Like the rest of the world, Africa is not immune from the latest monetary policy developments in the US, he points out. The recent announcement that quantitative easing will be under review may result in the era of cheap money coming to an end, he suggests.


"This tightening of monetary policy is likely to be supported by the continued positive employment data in the US, and higher growth rates. The world’s largest economy, while weak, looks like it is ready to come off life support."
Mr Matthews says this has had a marked effect on the capital markets, not only in the US where treasury bond yields have increased, but also in Europe, despite policy makers’ assurances that they will continue to support their economies through cheap money. Similarly in South Africa, equity prices have retreated as a result of expected outflows as foreign money leaves our shores in a hunt for higher yields. These foreign currency flows have also contributed to a weakening rand.


So what does this mean for mergers and acquisitions? Says Mr Matthews: "Increasingly mergers and acquisitions are driven by global trends, with cross-border mergers and acquisitions accounting for an increasing proportion of transaction activity. Just like portfolio flows chase yields, African mergers and acquisitions are driven by higher return on investment, principally through higher growth than in other markets."
He says that while South Africa’s growth statistics continue to disappoint, the prospects for the rest of the African continent remain positive. Of interest is the increased prominence of South-South mergers and acquisitions, between emerging markets. In the first six months of 2013, Chinese and Indian investors have been big acquirers in Africa.
Significant oil and gas discoveries have driven the growth in oils and gas reserves in Africa by 140% since the mid-1980s, and this will continue to drive mergers and acquisitions, Mr Matthews believes.
The first six months of 2013 saw significant investment by China National Petroleum Corporation and Oil India in oil and gas assets in Mozambique and Angola. "This is indicative of two trends — the continued hunt for resources, and a new propensity for South-South investment," he says.

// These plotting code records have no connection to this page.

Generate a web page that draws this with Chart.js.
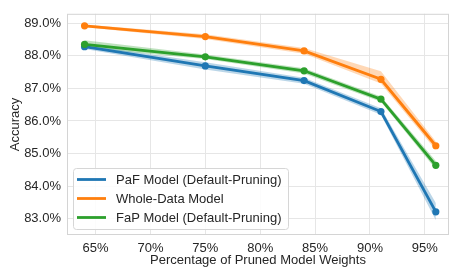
<!DOCTYPE html>
<html>
<head>
<meta charset="utf-8">
<script src="https://cdn.jsdelivr.net/npm/chart.js@4"></script>
<style>
    html, body { margin: 0; padding: 0; background: #ffffff; }
    #wrap { width: 453px; height: 267px; }
</style>
</head>
<body>
<div id="wrap"><canvas id="accuracyChart" width="453" height="267"></canvas></div>
<script>
// pruned percentage for each measured point
const prunedPct = [64, 75, 84, 91, 96];

// mean accuracy and confidence band per model
const pafAcc = [88.28, 87.69, 87.24, 86.29, 83.21];
const pafLow = [88.21, 87.58, 87.14, 86.19, 82.95];
const pafHigh = [88.34, 87.80, 87.33, 86.39, 83.48];

const wholeAcc = [88.92, 88.59, 88.15, 87.28, 85.24];
const wholeLow = [88.88, 88.52, 88.06, 87.15, 85.11];
const wholeHigh = [88.96, 88.66, 88.24, 87.53, 85.37];

const fapAcc = [88.35, 87.97, 87.54, 86.67, 84.64];
const fapLow = [88.24, 87.90, 87.46, 86.59, 84.52];
const fapHigh = [88.48, 88.04, 87.62, 86.75, 84.77];

const seriesNames = ['PaF Model (Default-Pruning)', 'Whole-Data Model', 'FaP Model (Default-Pruning)'];
const seriesColors = ['#1f77b4', '#ff7f0e', '#2ca02c'];
const bandColors = ['rgba(31,119,180,0.3)', 'rgba(255,127,14,0.3)', 'rgba(44,160,44,0.3)'];

const xTicks = [65, 70, 75, 80, 85, 90, 95];
const yTicks = [83, 84, 85, 86, 87, 88, 89];

const FONT = "'Liberation Sans', Arial, sans-serif";
const TEXT_COLOR = '#262626';

function toPoints(values) {
    return prunedPct.map((x, i) => ({ x: x, y: values[i] }));
}

const means = [pafAcc, wholeAcc, fapAcc];
const lows = [pafLow, wholeLow, fapLow];
const highs = [pafHigh, wholeHigh, fapHigh];

const datasets = [];
// lines first (green drawn on top like in seaborn)
means.forEach(function(vals, i) {
    datasets.push({
        label: seriesNames[i],
        data: toPoints(vals),
        borderColor: seriesColors[i],
        backgroundColor: seriesColors[i],
        borderWidth: 2.8,
        pointRadius: 3.6,
        pointBorderWidth: 0,
        pointBackgroundColor: seriesColors[i],
        fill: false,
        tension: 0,
        order: 3 - i
    });
});
// confidence bands
means.forEach(function(vals, i) {
    const upperIndex = datasets.length;
    datasets.push({
        label: seriesNames[i] + ' upper',
        data: toPoints(highs[i]),
        borderWidth: 0,
        borderColor: 'rgba(0,0,0,0)',
        pointRadius: 0,
        backgroundColor: bandColors[i],
        fill: upperIndex + 1,
        order: 10 + i
    });
    datasets.push({
        label: seriesNames[i] + ' lower',
        data: toPoints(lows[i]),
        borderWidth: 0,
        borderColor: 'rgba(0,0,0,0)',
        pointRadius: 0,
        fill: false,
        order: 10 + i
    });
});

// frame round the plot area
const framePlugin = {
    id: 'frame',
    beforeDatasetsDraw(chart) {
        const a = chart.chartArea;
        const ctx = chart.ctx;
        ctx.save();
        ctx.strokeStyle = '#d4d4d4';
        ctx.lineWidth = 1;
        ctx.strokeRect(a.left + 0.5, a.top + 0.5, a.right - a.left - 1, a.bottom - a.top - 1);
        ctx.restore();
    }
};

// legend drawn inside the plot, lower left
const insideLegend = {
    id: 'insideLegend',
    afterDraw(chart) {
        const a = chart.chartArea;
        const ctx = chart.ctx;
        const boxW = 215, boxH = 61;
        const bx = a.left + 6, by = a.bottom - 6 - boxH;
        ctx.save();
        ctx.beginPath();
        ctx.roundRect(bx + 0.5, by + 0.5, boxW, boxH, 3);
        ctx.fillStyle = 'rgba(255,255,255,0.85)';
        ctx.fill();
        ctx.strokeStyle = '#d6d6d6';
        ctx.lineWidth = 1;
        ctx.stroke();
        ctx.font = '13px ' + FONT;
        ctx.textBaseline = 'middle';
        ctx.fillStyle = TEXT_COLOR;
        seriesNames.forEach(function(name, i) {
            const y = by + 11.5 + i * 19;
            ctx.strokeStyle = seriesColors[i];
            ctx.lineWidth = 2.8;
            ctx.beginPath();
            ctx.moveTo(bx + 4, y);
            ctx.lineTo(bx + 33, y);
            ctx.stroke();
            ctx.fillText(name, bx + 43, y + 0.5);
        });
        ctx.restore();
    }
};

const ctx = document.getElementById('accuracyChart').getContext('2d');
new Chart(ctx, {
    type: 'line',
    data: { datasets: datasets },
    options: {
        responsive: false,
        animation: false,
        devicePixelRatio: 1,
        layout: { padding: { top: 10, right: 1, left: 0, bottom: 0 } },
        plugins: {
            legend: { display: false },
            tooltip: { enabled: false }
        },
        scales: {
            x: {
                type: 'linear',
                min: 62.4,
                max: 97.2,
                afterBuildTicks: function(scale) {
                    scale.ticks = xTicks.map(v => ({ value: v }));
                },
                afterFit: function(scale) { scale.height = 32; },
                grid: { color: '#e6e6e6', lineWidth: 1, drawTicks: false },
                border: { display: false },
                ticks: {
                    padding: 6,
                    maxRotation: 0,
                    color: TEXT_COLOR,
                    font: { family: FONT, size: 13 },
                    callback: v => v + '%'
                },
                title: {
                    display: true,
                    text: 'Percentage of Pruned Model Weights',
                    color: TEXT_COLOR,
                    font: { family: FONT, size: 13, lineHeight: 0.95 },
                    padding: { top: 0, bottom: 0 }
                }
            },
            y: {
                min: 82.5,
                max: 89.29,
                afterBuildTicks: function(scale) {
                    scale.ticks = yTicks.map(v => ({ value: v }));
                },
                afterFit: function(scale) { scale.width = 67; },
                grid: { color: '#e6e6e6', lineWidth: 1, drawTicks: false },
                border: { display: false },
                ticks: {
                    padding: 6,
                    color: TEXT_COLOR,
                    font: { family: FONT, size: 13 },
                    callback: v => v.toFixed(1) + '%'
                },
                title: {
                    display: true,
                    text: 'Accuracy',
                    color: TEXT_COLOR,
                    font: { family: FONT, size: 13 },
                    padding: { top: 8, bottom: 0 }
                }
            }
        }
    },
    plugins: [framePlugin, insideLegend]
});
</script>
</body>
</html>
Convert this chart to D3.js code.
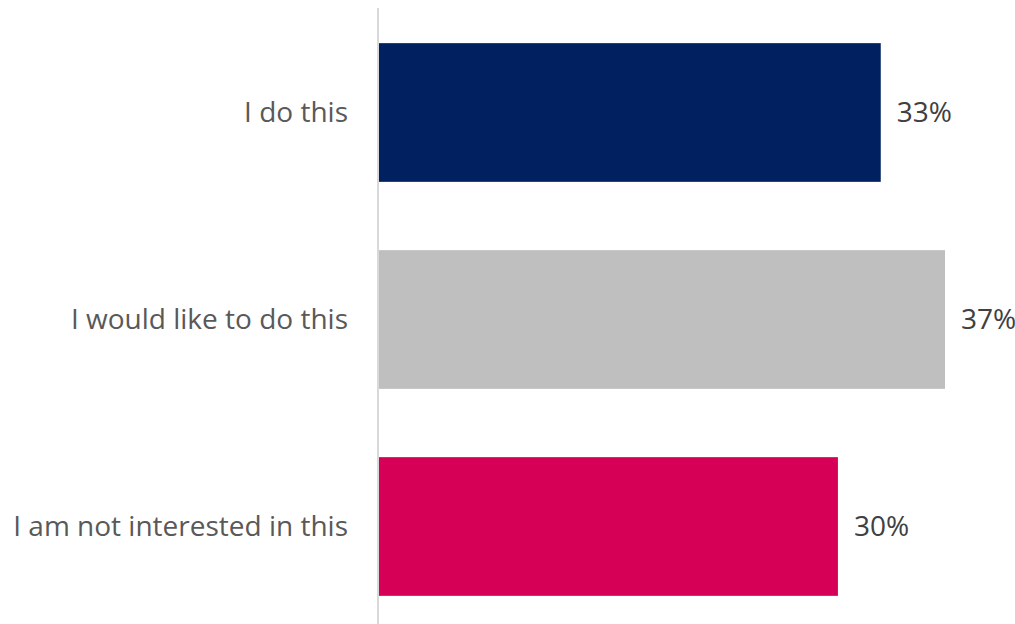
<!DOCTYPE html>
<html>
<head>
<meta charset="utf-8">
<script src="https://cdn.jsdelivr.net/npm/d3@7"></script>
<style>
  body { margin: 0; background: #fff; }
  svg { display: block; }
  text { font-family: "Open Sans", sans-serif; }
</style>
</head>
<body>
<svg id="chart" width="1015" height="624"></svg>
<script>
// chart data
const categories = ["I do this", "I would like to do this", "I am not interested in this"];
const values = [32.8, 37, 30];
const colors = ["#002060", "#bfbfbf", "#d60056"];

const svg = d3.select("#chart");

//Scales: x zero sits on the vertical axis line
const x = d3.scaleLinear().domain([0, 37]).range([379, 945]);
const y = d3.scaleBand().domain(categories).range([9, 630]).paddingInner(0.33).paddingOuter(0.165);

//Vertical axis line
svg.append("line")
  .attr("x1", 378).attr("x2", 378)
  .attr("y1", 8).attr("y2", 624)
  .attr("stroke", "#d9d9d9")
  .attr("stroke-width", 2);

//Bars
svg.selectAll(".bar")
  .data(categories)
  .join("rect")
  .attr("class", "bar")
  .attr("x", x(0))
  .attr("y", (d) => y(d))
  .attr("width", (d, i) => x(values[i]) - x(0))
  .attr("height", y.bandwidth())
  .attr("fill", (d, i) => colors[i]);

//Category labels
svg.selectAll(".cat")
  .data(categories)
  .join("text")
  .attr("class", "cat")
  .attr("x", 348)
  .attr("y", (d) => y(d) + y.bandwidth() / 2)
  .attr("dy", "0.35em")
  .attr("text-anchor", "end")
  .attr("fill", "#595959")
  .attr("font-size", 28)
  .text((d) => d);

//Value labels
svg.selectAll(".val")
  .data(categories)
  .join("text")
  .attr("class", "val")
  .attr("x", (d, i) => x(values[i]) + 16)
  .attr("y", (d) => y(d) + y.bandwidth() / 2)
  .attr("dy", "0.35em")
  .attr("fill", "#404040")
  .attr("font-size", 28)
  .text((d, i) => Math.round(values[i]) + "%");
</script>
</body>
</html>
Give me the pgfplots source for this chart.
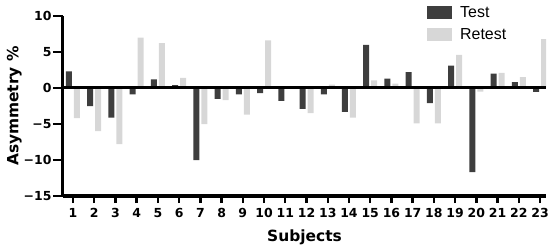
\documentclass[border=0pt]{standalone}
\usepackage{pgfplots}
\pgfplotsset{compat=1.18}
\usepackage{fontspec}
\setmainfont{DejaVu Sans}
\newfontfamily\legfont{Liberation Sans}
\definecolor{testc}{HTML}{3E3E3E}
\definecolor{retestc}{HTML}{D7D7D7}
\begin{document}
\begin{tikzpicture}
\begin{axis}[
    scale only axis,
    width=483bp, height=180bp,
    ybar=2bp, bar width=6bp,
    xmin=0.53, xmax=23.28,
    ymin=-15, ymax=10,
    axis lines*=left,
    axis line style={line width=3bp},
    xtick={1,...,23},
    ytick={-15,-10,-5,0,5,10},
    yticklabels={−15,−10,−5,0,5,10},
    tick align=outside,
    tick style={black, line width=2.4bp},
    major tick length=10bp,
    x tick style={/pgfplots/major tick length=7bp},
    /pgf/number format/assume math mode=true,
    ticklabel style={font=\fontsize{12.5}{13}\selectfont\bfseries},
    yticklabel style={xshift=2bp},
    xticklabel style={yshift=1bp},
    xlabel={Subjects},
    ylabel={Asymmetry \%},
    label style={font=\fontsize{15.5}{17}\selectfont\bfseries},
    xlabel style={at={(axis description cs:0.5,-0.228)}, anchor=center},
    ylabel style={at={(axis description cs:-0.101,0.5)}, anchor=center},
    legend image code/.code={\fill[#1, draw=none] (0bp,-6.5bp) rectangle (25bp,6.5bp);},
    legend style={at={(axis description cs:0.7536,1.067)}, anchor=north west,
        draw=none, fill=none, inner sep=0pt, row sep=6bp, column sep=6bp,
        font=\fontsize{16}{18}\selectfont\legfont},
    legend cell align=left,
]
\addplot[fill=testc, draw=none] coordinates {
    (1,2.3) (2,-2.5) (3,-4.1) (4,-0.9) (5,1.2) (6,0.4) (7,-10.0) (8,-1.5)
    (9,-0.9) (10,-0.7) (11,-1.8) (12,-2.9) (13,-0.9) (14,-3.3) (15,6.0)
    (16,1.3) (17,2.2) (18,-2.1) (19,3.1) (20,-11.7) (21,2.0) (22,0.8) (23,-0.55)
};
\addlegendentry{Test}
\addplot[fill=retestc, draw=none] coordinates {
    (1,-4.2) (2,-6.0) (3,-7.8) (4,7.0) (5,6.25) (6,1.4) (7,-5.0) (8,-1.7)
    (9,-3.7) (10,6.6) (11,0) (12,-3.5) (13,0.46) (14,-4.1) (15,1.06)
    (16,0.6) (17,-4.9) (18,-4.9) (19,4.6) (20,-0.5) (21,2.1) (22,1.5) (23,6.8)
};
\addlegendentry{Retest}
\draw[line width=3bp] (rel axis cs:0,0.6) -- (rel axis cs:1,0.6);
\end{axis}
\pgfresetboundingbox
\useasboundingbox (-63bp,-53bp) rectangle (487bp,196bp);
\end{tikzpicture}
\end{document}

"The mining industry, however, is in a difficult space. The commodity supercycle seems to have abated with the softening of many commodity prices. Activity in the gold and platinum sectors, which have seen declining prices and increasing costs, is expected to shift from acquisitive growth activity, to mergers and acquisitions focusing on making the industries more efficient.
"Anglo Platinum is considering the sale or closure of its Union Mine, and we predict some similar activity in the gold sector."


Adds Mr Matthews: "In the long term there is no doubt that Africa, in many respects, holds the key to many global companies’ growth ambitions.
"With a 1-billion population in Africa today, expected to grow to 2-billion by 2050, and with positive demographics, the continent will continue to present a hunting ground for global companies in the consumer-facing industries.
"Increasingly we will see other emerging markets playing in the African mergers and acquisitions space.
"In the short term, mining’s lustre will fade, but Africa’s natural resources will no doubt rebound as a source of direct foreign investment into the future."